>>>>>

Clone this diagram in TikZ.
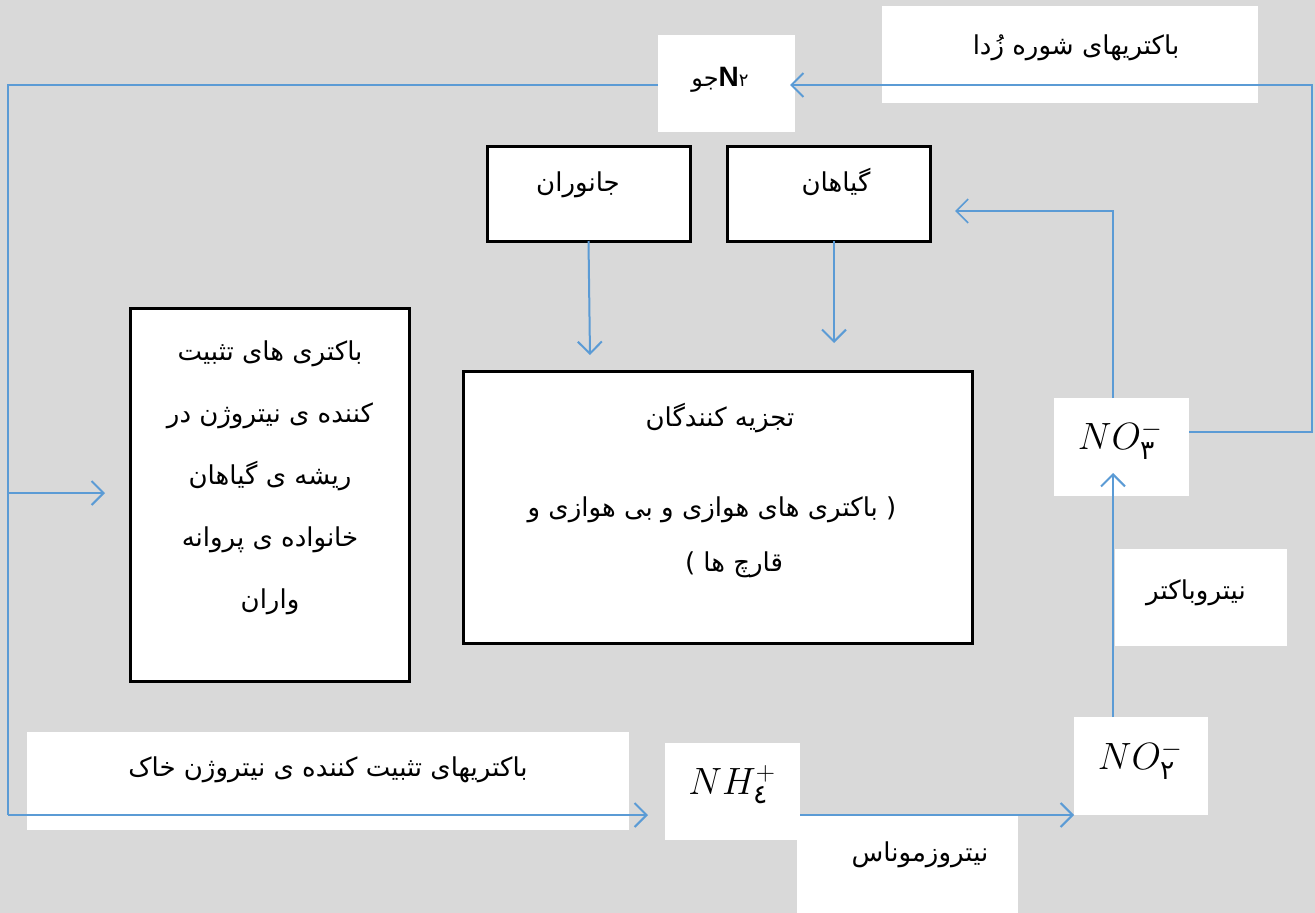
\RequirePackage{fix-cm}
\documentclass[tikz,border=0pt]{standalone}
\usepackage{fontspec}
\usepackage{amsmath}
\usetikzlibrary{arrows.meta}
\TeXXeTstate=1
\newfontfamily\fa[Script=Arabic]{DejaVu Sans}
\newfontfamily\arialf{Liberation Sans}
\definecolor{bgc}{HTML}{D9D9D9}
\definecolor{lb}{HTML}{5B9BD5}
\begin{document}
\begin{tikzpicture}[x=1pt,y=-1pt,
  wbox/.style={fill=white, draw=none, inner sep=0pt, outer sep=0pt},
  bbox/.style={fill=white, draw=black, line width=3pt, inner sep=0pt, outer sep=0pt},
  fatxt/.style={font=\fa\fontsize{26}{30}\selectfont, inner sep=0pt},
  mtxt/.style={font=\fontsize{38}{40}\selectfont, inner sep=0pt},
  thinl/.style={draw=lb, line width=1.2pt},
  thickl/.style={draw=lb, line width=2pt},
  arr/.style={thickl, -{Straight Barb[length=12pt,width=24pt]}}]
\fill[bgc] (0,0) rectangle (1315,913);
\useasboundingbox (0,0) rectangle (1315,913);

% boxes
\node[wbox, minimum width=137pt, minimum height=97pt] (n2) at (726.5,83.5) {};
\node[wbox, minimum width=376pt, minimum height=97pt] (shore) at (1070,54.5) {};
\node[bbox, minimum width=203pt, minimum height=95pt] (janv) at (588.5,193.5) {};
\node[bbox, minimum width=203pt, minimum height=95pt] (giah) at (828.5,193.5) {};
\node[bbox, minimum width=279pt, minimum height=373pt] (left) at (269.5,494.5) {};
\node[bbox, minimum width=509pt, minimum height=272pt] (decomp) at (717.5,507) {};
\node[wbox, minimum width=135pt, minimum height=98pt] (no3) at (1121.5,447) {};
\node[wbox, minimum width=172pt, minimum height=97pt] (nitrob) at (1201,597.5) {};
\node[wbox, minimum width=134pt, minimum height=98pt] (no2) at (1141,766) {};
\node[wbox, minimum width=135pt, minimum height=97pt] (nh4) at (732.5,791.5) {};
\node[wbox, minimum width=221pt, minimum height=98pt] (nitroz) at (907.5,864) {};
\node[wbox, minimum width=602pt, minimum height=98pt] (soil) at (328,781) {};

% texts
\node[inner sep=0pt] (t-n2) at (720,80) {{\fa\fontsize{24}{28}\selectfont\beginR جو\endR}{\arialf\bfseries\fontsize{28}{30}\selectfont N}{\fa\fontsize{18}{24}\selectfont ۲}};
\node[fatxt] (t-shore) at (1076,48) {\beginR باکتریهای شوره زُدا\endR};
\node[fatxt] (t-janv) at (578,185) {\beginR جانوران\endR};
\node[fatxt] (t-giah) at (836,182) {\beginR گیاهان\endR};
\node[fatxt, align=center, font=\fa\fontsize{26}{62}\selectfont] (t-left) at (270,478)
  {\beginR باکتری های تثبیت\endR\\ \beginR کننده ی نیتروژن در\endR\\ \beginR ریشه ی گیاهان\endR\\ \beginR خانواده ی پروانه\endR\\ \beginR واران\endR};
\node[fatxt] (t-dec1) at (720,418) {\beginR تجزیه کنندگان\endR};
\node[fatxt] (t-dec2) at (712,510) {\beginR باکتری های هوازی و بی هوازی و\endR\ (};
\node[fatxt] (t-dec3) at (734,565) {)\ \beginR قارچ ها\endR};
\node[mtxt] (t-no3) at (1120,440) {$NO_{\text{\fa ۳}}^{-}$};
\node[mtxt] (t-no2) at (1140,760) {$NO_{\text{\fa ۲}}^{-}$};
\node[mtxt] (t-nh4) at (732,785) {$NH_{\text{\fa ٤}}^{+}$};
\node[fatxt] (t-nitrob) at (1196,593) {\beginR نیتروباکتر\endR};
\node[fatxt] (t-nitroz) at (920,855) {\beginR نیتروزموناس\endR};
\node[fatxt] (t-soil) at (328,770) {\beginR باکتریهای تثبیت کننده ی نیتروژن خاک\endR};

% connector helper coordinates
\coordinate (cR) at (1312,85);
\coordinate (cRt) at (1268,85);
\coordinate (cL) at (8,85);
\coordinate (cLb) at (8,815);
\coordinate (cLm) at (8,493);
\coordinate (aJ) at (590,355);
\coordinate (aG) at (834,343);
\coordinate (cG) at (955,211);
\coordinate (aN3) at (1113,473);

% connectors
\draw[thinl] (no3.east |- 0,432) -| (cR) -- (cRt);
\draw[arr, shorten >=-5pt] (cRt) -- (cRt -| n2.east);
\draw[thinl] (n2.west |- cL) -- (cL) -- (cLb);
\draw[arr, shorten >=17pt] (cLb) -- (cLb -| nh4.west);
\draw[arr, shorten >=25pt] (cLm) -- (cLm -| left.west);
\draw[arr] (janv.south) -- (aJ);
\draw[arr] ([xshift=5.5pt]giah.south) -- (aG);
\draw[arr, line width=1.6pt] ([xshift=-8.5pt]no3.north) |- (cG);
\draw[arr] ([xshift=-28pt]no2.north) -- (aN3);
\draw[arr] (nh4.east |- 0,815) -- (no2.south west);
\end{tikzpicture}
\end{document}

<<<<<

■ **WHAT IS EXPECTED**
Transcribe the material exactly, keeping every word and none of the pictures.

■ **RESPONSE TO THE EXERCISE**
Clone this diagram in TikZ.
\RequirePackage{fix-cm}
\documentclass[tikz,border=0pt]{standalone}
\usepackage{fontspec}
\usepackage{amsmath}
\usetikzlibrary{arrows.meta}
\TeXXeTstate=1
\newfontfamily\fa[Script=Arabic]{DejaVu Sans}
\newfontfamily\arialf{Liberation Sans}
\definecolor{bgc}{HTML}{D9D9D9}
\definecolor{lb}{HTML}{5B9BD5}
\begin{document}
\begin{tikzpicture}[x=1pt,y=-1pt,
  wbox/.style={fill=white, draw=none, inner sep=0pt, outer sep=0pt},
  bbox/.style={fill=white, draw=black, line width=3pt, inner sep=0pt, outer sep=0pt},
  fatxt/.style={font=\fa\fontsize{26}{30}\selectfont, inner sep=0pt},
  mtxt/.style={font=\fontsize{38}{40}\selectfont, inner sep=0pt},
  thinl/.style={draw=lb, line width=1.2pt},
  thickl/.style={draw=lb, line width=2pt},
  arr/.style={thickl, -{Straight Barb[length=12pt,width=24pt]}}]
\fill[bgc] (0,0) rectangle (1315,913);
\useasboundingbox (0,0) rectangle (1315,913);

% boxes
\node[wbox, minimum width=137pt, minimum height=97pt] (n2) at (726.5,83.5) {};
\node[wbox, minimum width=376pt, minimum height=97pt] (shore) at (1070,54.5) {};
\node[bbox, minimum width=203pt, minimum height=95pt] (janv) at (588.5,193.5) {};
\node[bbox, minimum width=203pt, minimum height=95pt] (giah) at (828.5,193.5) {};
\node[bbox, minimum width=279pt, minimum height=373pt] (left) at (269.5,494.5) {};
\node[bbox, minimum width=509pt, minimum height=272pt] (decomp) at (717.5,507) {};
\node[wbox, minimum width=135pt, minimum height=98pt] (no3) at (1121.5,447) {};
\node[wbox, minimum width=172pt, minimum height=97pt] (nitrob) at (1201,597.5) {};
\node[wbox, minimum width=134pt, minimum height=98pt] (no2) at (1141,766) {};
\node[wbox, minimum width=135pt, minimum height=97pt] (nh4) at (732.5,791.5) {};
\node[wbox, minimum width=221pt, minimum height=98pt] (nitroz) at (907.5,864) {};
\node[wbox, minimum width=602pt, minimum height=98pt] (soil) at (328,781) {};

% texts
\node[inner sep=0pt] (t-n2) at (720,80) {{\fa\fontsize{24}{28}\selectfont\beginR جو\endR}{\arialf\bfseries\fontsize{28}{30}\selectfont N}{\fa\fontsize{18}{24}\selectfont ۲}};
\node[fatxt] (t-shore) at (1076,48) {\beginR باکتریهای شوره زُدا\endR};
\node[fatxt] (t-janv) at (578,185) {\beginR جانوران\endR};
\node[fatxt] (t-giah) at (836,182) {\beginR گیاهان\endR};
\node[fatxt, align=center, font=\fa\fontsize{26}{62}\selectfont] (t-left) at (270,478)
  {\beginR باکتری های تثبیت\endR\\ \beginR کننده ی نیتروژن در\endR\\ \beginR ریشه ی گیاهان\endR\\ \beginR خانواده ی پروانه\endR\\ \beginR واران\endR};
\node[fatxt] (t-dec1) at (720,418) {\beginR تجزیه کنندگان\endR};
\node[fatxt] (t-dec2) at (712,510) {\beginR باکتری های هوازی و بی هوازی و\endR\ (};
\node[fatxt] (t-dec3) at (734,565) {)\ \beginR قارچ ها\endR};
\node[mtxt] (t-no3) at (1120,440) {$NO_{\text{\fa ۳}}^{-}$};
\node[mtxt] (t-no2) at (1140,760) {$NO_{\text{\fa ۲}}^{-}$};
\node[mtxt] (t-nh4) at (732,785) {$NH_{\text{\fa ٤}}^{+}$};
\node[fatxt] (t-nitrob) at (1196,593) {\beginR نیتروباکتر\endR};
\node[fatxt] (t-nitroz) at (920,855) {\beginR نیتروزموناس\endR};
\node[fatxt] (t-soil) at (328,770) {\beginR باکتریهای تثبیت کننده ی نیتروژن خاک\endR};

% connector helper coordinates
\coordinate (cR) at (1312,85);
\coordinate (cRt) at (1268,85);
\coordinate (cL) at (8,85);
\coordinate (cLb) at (8,815);
\coordinate (cLm) at (8,493);
\coordinate (aJ) at (590,355);
\coordinate (aG) at (834,343);
\coordinate (cG) at (955,211);
\coordinate (aN3) at (1113,473);

% connectors
\draw[thinl] (no3.east |- 0,432) -| (cR) -- (cRt);
\draw[arr, shorten >=-5pt] (cRt) -- (cRt -| n2.east);
\draw[thinl] (n2.west |- cL) -- (cL) -- (cLb);
\draw[arr, shorten >=17pt] (cLb) -- (cLb -| nh4.west);
\draw[arr, shorten >=25pt] (cLm) -- (cLm -| left.west);
\draw[arr] (janv.south) -- (aJ);
\draw[arr] ([xshift=5.5pt]giah.south) -- (aG);
\draw[arr, line width=1.6pt] ([xshift=-8.5pt]no3.north) |- (cG);
\draw[arr] ([xshift=-28pt]no2.north) -- (aN3);
\draw[arr] (nh4.east |- 0,815) -- (no2.south west);
\end{tikzpicture}
\end{document}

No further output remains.